Like all Americans, people with disabilities need health care services to stay healthy from knowledgeable health providers. The ADA has helped more people with disabilities receive that care by requiring health care providers to provide full and equal access to care.
Despite great strides over the last 30 years, people with disabilities often still encounter health care providers who lack proper training on disabilities or rely on false stereotypes and assumptions about what it means to live with a disability that can negatively impact the quality of the care they provide. Many medical training programs still lack meaningful content on the broad range of disability experiences that could help medical professionals provide a higher quality of care.
The good news is that a large body of evidence suggests early and frequent experiences with people with disabilities can improve medical students’ knowledge and attitudes about disability, increasing their comfort level as they provide care. A number of efforts have worked to fill the disability training void in health training programs and to better prepare the health care workforce to meet the needs of individuals with disabilities.

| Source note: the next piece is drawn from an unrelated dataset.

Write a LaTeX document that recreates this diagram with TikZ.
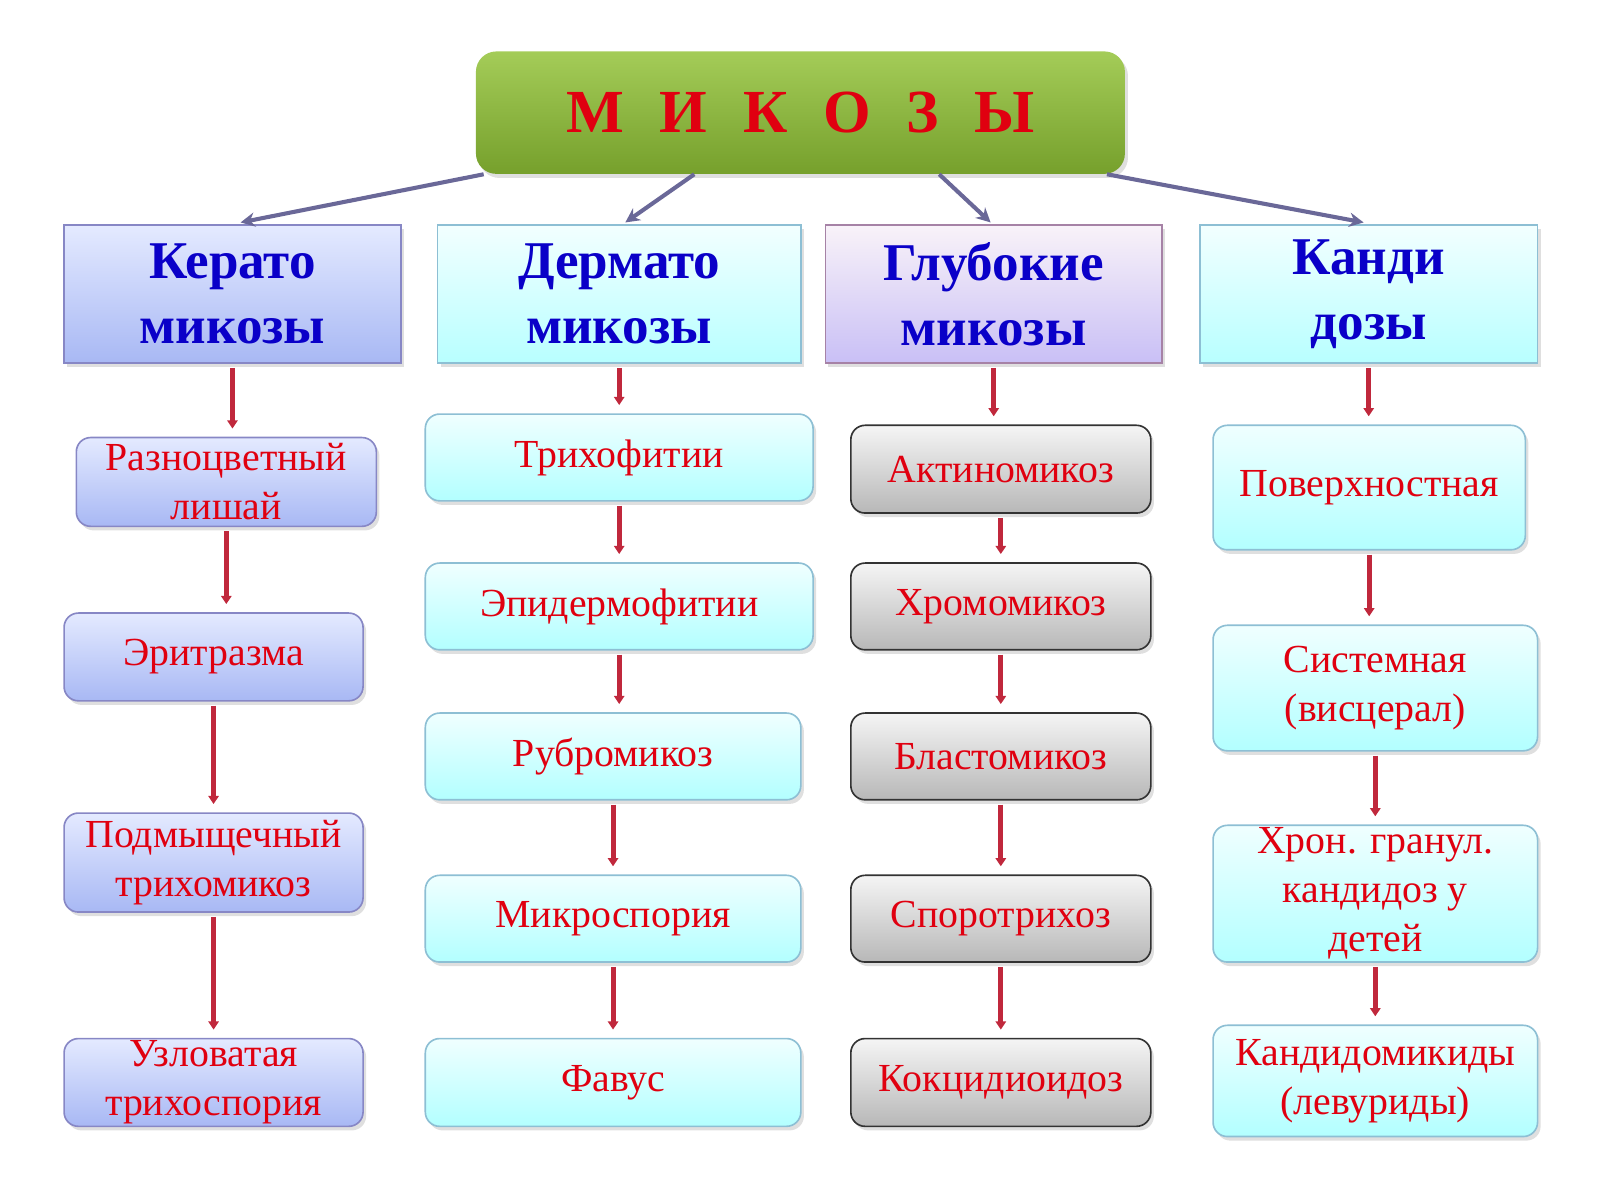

- The Alliance for Disability in Health Care Education, through funding from the Centers for Disease Control and Prevention (CDC), has competencies for health care training curricula and programs that can be adopted into new or existing public health curricula and training programs.
- The National Inclusive Curriculum for Health Education Medical (NICHE-MED), founded by the American Academy of Developmental Medicine & Dentistry (AADMD), partners with 36 medical schools to integrate disability content into the medical school curriculum.
- The ACL-funded PATH-PWIDD project is a national, cross-sector consortium of advocates, health care providers, community-based workers, leaders in health care workforce education, policy experts, and academics that has been integrating high-impact and inclusive learning activities into an interprofessional education (IPE) curriculum for a more competent healthcare workforce better equipped to care for persons with intellectual and developmental disabilities.
The ADA has helped people with disabilities access care by addressing critical barriers like facility accessibility, communication, and reasonable accommodations. These workforce and training initiatives build on that progress by improving the quality of care that people with disabilities receive.